Windows 11 Pro Is Making A Microsoft Account And Internet Connection Mandatory For Setup
Windows is pretty much ubiquitous with Microsoft. The massive operating system has been part of its ecosystem for more than 35 years. Windows has had its ups and downs, such as a few antitrust suits throughout the US and Europe. For some Windows Pro users, an upcoming update is not much of an upgrade.
In a recent Windows Insider Blog update, the Redmond-based company stated that versions of Windows Pro intended for personal use would follow equivalent login requirements as its Home counterpart. So, if Windows 11 Pro gets configured for personal use, it would require a Microsoft account (though you can probably bypass it). The changelog lists this pretty far down the long list of updates. It almost seems buried to us. It also requires an internet connection during setup, perhaps to confirm the account login.
This change is a big deal because some users likely went with Window 11 Pro to disable this account connectivity. Of course, Pro offers some features not in Home editions, such as advanced network and remote capabilities. All valid reasons to us to go with a Pro edition of Windows. Microsoft will probably claim this is related to its recent push into more security. However, most users who would take advantage of Pro editions' features likely have a solid knowledge of security measures.
What is more likely is that it is related to why Windows 11 Home requires a Microsoft Account in addition to the TPM requirement on motherboards, encryption. All Windows 11 versions have encryption turned on by default, and it makes use of the TPM module on motherboards to do so. Though not recommended, there are ways to bypass the TPM requirement during installation. During the installation of Home editions, when you log into your Microsoft Account, the encryption key gets stored in your account. In a theft situation, cloud-stored functionality like this can be beneficial, especially when combined with location services for law enforcement. The cloud functionality also grants the capability to remote wipe functions and services.
While it is possible to bypass the function even on Windows 11 Home, there are some concerns from people relating to this very thing. What this can mean to some is Microsoft owns your encryption key, which in turn means that Microsoft potentially owns your data, even if their policies state otherwise. Cloud storage of things like personal encryption keys falls into a somewhat gray territory right now.

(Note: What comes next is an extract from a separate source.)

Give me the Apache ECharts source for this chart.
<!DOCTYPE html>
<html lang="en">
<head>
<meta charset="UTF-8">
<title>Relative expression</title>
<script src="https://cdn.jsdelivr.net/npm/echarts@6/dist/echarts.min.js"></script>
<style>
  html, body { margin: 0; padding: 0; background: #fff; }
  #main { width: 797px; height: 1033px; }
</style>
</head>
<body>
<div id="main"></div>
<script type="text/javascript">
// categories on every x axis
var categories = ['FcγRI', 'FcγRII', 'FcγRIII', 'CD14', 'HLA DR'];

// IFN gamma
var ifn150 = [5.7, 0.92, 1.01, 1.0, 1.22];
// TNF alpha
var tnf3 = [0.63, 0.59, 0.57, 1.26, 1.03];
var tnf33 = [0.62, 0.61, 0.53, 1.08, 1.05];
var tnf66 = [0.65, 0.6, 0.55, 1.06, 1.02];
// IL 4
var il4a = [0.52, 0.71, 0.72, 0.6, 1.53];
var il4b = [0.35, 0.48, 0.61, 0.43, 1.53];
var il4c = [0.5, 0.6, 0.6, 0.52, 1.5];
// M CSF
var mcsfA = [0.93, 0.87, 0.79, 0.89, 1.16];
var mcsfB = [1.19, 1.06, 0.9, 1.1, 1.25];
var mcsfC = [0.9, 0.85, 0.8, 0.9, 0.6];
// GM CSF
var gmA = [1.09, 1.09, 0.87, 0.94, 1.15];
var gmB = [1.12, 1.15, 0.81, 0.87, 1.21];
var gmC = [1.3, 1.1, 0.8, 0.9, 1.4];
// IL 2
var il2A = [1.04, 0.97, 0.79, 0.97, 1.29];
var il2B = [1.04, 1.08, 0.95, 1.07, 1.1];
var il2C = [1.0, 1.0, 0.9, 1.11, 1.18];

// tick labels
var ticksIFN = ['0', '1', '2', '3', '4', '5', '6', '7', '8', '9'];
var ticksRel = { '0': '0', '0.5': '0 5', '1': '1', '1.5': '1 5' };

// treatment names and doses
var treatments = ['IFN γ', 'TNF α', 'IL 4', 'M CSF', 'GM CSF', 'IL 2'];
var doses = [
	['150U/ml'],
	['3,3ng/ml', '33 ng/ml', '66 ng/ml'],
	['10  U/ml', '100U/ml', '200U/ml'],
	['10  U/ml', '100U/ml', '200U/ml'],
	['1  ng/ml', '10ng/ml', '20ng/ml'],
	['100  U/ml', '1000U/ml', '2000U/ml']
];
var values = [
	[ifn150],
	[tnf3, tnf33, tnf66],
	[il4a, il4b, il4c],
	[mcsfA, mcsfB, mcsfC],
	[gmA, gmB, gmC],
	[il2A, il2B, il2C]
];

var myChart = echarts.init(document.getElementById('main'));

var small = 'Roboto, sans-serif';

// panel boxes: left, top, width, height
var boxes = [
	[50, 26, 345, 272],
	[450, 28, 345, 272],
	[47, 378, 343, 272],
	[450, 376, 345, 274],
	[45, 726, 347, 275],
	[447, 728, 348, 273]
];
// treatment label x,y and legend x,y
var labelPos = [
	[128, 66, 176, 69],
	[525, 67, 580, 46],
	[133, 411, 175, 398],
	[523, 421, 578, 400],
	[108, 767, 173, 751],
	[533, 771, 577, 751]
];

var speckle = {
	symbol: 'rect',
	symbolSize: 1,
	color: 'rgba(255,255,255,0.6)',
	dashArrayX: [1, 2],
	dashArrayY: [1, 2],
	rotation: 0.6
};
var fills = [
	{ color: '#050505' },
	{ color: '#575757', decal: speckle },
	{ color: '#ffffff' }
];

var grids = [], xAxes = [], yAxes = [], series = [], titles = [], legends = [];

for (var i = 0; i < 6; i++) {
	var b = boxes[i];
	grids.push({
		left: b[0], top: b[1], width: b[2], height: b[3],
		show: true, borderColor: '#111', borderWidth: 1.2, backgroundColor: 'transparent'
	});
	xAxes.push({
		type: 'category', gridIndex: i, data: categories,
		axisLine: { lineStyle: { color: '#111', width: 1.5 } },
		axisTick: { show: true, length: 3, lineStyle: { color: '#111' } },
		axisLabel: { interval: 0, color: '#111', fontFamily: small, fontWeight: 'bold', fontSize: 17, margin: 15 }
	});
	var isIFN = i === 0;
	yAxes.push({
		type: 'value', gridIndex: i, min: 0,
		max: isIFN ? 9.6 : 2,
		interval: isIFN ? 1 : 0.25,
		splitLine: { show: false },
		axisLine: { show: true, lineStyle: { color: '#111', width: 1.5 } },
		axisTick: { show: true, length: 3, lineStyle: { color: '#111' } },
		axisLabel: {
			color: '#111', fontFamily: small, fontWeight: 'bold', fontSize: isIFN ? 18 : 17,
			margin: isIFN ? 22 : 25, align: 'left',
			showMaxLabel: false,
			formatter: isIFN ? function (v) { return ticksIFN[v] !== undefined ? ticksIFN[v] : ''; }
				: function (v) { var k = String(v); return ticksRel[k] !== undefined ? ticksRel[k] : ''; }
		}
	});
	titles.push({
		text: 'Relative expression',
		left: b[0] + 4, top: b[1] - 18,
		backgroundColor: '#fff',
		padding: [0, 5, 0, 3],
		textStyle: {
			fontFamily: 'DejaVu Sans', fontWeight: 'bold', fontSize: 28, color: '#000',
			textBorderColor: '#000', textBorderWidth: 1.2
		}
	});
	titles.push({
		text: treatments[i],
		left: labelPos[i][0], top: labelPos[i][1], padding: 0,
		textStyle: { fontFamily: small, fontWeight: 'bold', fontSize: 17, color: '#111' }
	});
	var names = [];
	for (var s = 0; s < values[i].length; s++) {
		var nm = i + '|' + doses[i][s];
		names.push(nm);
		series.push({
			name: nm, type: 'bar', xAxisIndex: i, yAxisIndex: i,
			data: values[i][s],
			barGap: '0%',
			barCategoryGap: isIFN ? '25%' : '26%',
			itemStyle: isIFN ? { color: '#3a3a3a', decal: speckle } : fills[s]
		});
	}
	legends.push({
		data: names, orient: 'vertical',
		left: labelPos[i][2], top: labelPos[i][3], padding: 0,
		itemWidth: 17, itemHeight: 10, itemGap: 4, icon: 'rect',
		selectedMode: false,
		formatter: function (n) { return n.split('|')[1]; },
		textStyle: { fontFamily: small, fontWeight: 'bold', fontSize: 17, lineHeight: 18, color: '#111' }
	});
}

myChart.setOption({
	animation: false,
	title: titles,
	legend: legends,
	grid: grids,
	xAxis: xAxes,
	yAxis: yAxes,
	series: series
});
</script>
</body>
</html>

We wouldn't be surprised to see the European Union step up to force Microsoft to change this based on their history of protecting consumers, though it is hard to say if that will happen for sure. When this update fully releases, Windows 11 Enterprise and Server editions will be the only 11-based versions of Windows that will not require a Microsoft Account during setup. All of this said, there is a whole host of new changes and updates that might outshine the downsides.